Today we come to the Containers, the third and final element of the C3 Vision Triangle, the lower right point.  Containers are the delivery systems through which the Contents are delivered to the Context.  These are matters of style, preference and choice, and determine the environment that church leaders endeavor to create.  As such, no doctrine or theology is at stake so the Containers are utterly negotiable.

What drives the selection of these delivery systems, these choices that leaders make?  These choices are driven by consideration of the Context.  Knowledge of the Context will inform the selection and design of Containers.

For example, my third church planting ministry was the restart of a decades old church in Phoenix, AZ.  After relocation, the church set up shop in a suburb of southeast Phoenix, an area primarily populated by young middle to upper-middle class suburbanites.  Our Container was casual with a building that featured  natural lighting, open spaces and desert colors.  The building we built was a multi-purpose building that was indeed used for multiple purposes.  The style of music was contemporary, but drew from varied repertoire from traditional hymns to praise songs to recent Christian “hits.”

My fourth church planting ministry was in the eastern U.S., Richmond, VA, and sought to reach a Context of young, urban artists.  The gospel, the Contents, remained the same as it was in Phoenix, but with a vastly different Context the Containers were vastly different.  Here we met on Sunday nights in an old gothic middle school building.  We displayed art objects and the music was much more loud and edgy, pumped through a state-of-the-art sound system.

In either case, the particular Context led church leaders to select Containers that would appeal to that Context.  Nothing was lost in terms of the Contents, the non-negotiables, but there was great range and flexibility in the Containers, the utterly negotiable.

With these last three posts I have given you a look at the C3 Vision Triangle, but before I leave the subject I want to share one issue that I have found again and again in my work throughout the church.  Assuming a strong evangelical commitment on the part of a church, the Contents are usually well protected.  The Context simply is what it is, the people of the community.  There’s not much to negotiate here.  Rather, there is a selection process of determining which of the varied demographic slices of a community will be the focus of that church’s ministry.

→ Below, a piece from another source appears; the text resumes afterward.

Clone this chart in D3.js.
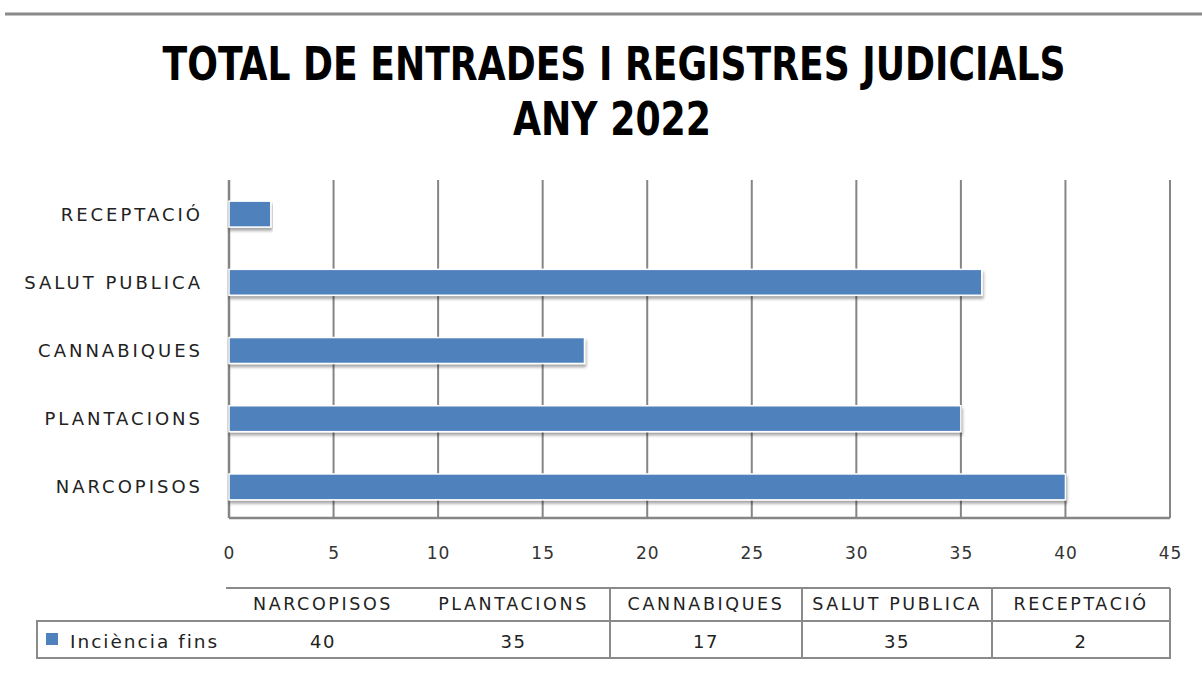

That said, I have observed that most of the conflict in the church is over Container issues.  Certain people in the church become so attached to their favorite Containers that they give them the status of Contents, thereby making them non-negotiable.  They come to think of their favorite Containers as the right or even biblical way of doing ministry regardless of the Context.  When this happens, the church is caught up in endless debates and arguments over negotiable elements that are deemed non-negotiable.  Meanwhile, the Contents never make it to the Context and no one comes to Christ through that conflicted church’s ministry.  This is both silly and tragic, and is the antithesis of Great Commission ministry.